The second lesson: innovation must have institutional guardrails. Indonesian bureaucracy often falls into two extremes. On one side, it is too rigid, causing innovation to die before being tested. On the other side, it places too much trust in visionary figures, making procedure seem like an obstacle. Both are dangerous. Healthy public innovation requires room for experimentation, but it also requires compliance, risk assessment, procurement governance, and decision documentation. Without those guardrails, officials may think they are making breakthroughs, while law enforcement may see deviations.

The third lesson: technology procurement must not be treated like ordinary goods purchasing. Laptops, operating systems, device management, vendor ecosystems, teacher training, data security, maintenance, and curriculum integration are one policy package. If the state focuses only on devices, digitalization will fall into mere logistics. If the state focuses only on vision, procurement becomes vulnerable to being driven by grand narratives without adequate technical control. Bureaucracy must understand technology as an ecosystem, not merely as an item in a catalog.

The fourth lesson: accountability must be built from the beginning, not after a case explodes. Many institutions only start explaining when they are already in crisis. That is too late. For high-value projects, policy justification documents, needs assessment results, technology selection considerations, meeting notes, risk registers, conflict-of-interest declarations, and periodic audits must be prepared from the start. Not to play defensively, but so that public decisions can be rationally accounted for.

The fifth lesson: bureaucratic communication must be able to explain the difference between policy failure, administrative error, and criminal offense. Not every suboptimal policy is corruption. Not every loss or inefficiency automatically indicates malicious intent. But not every grand agenda can be used as a shield to avoid criminal responsibility either. These three categories must be distinguished with discipline. If not, the public will continue to move between two extreme poles: punishing every official who dares to take risks, or forgiving every deviation in the name of innovation.

The sixth lesson: bureaucracy needs to build a culture of documented courage. Public officials must indeed have the courage to make decisions. But courage without documentation can easily look like negligence. In the context of the state, courage is not only about making quick decisions; courage also means leaving behind a trail of reasoning, accepting evaluation, opening data, and being ready to be corrected. The essence of modern bureaucracy is not a bureaucracy that is afraid to move, but a bureaucracy that moves with evidence.

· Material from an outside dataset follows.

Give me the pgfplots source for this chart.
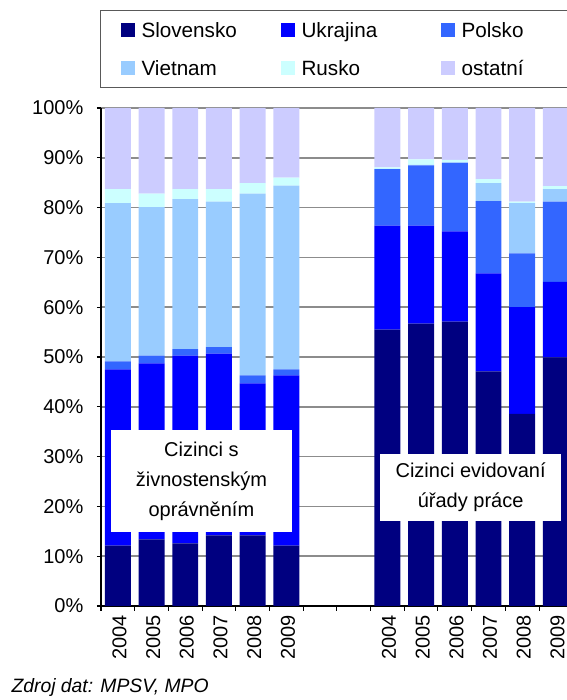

In the end, the Chromebook case is an uncomfortable mirror for Indonesia. But the most important conclusion is not merely whether one figure is guilty or not. That belongs to the court. The larger lesson is how the state ensures that public policy does not depend only on figures, jargon, or good intentions. The state must build systems that allow major decisions to be tested, corrected, and held accountable. Without that, every transformation agenda will carry the same risk: praised today as innovation, read tomorrow as deviation.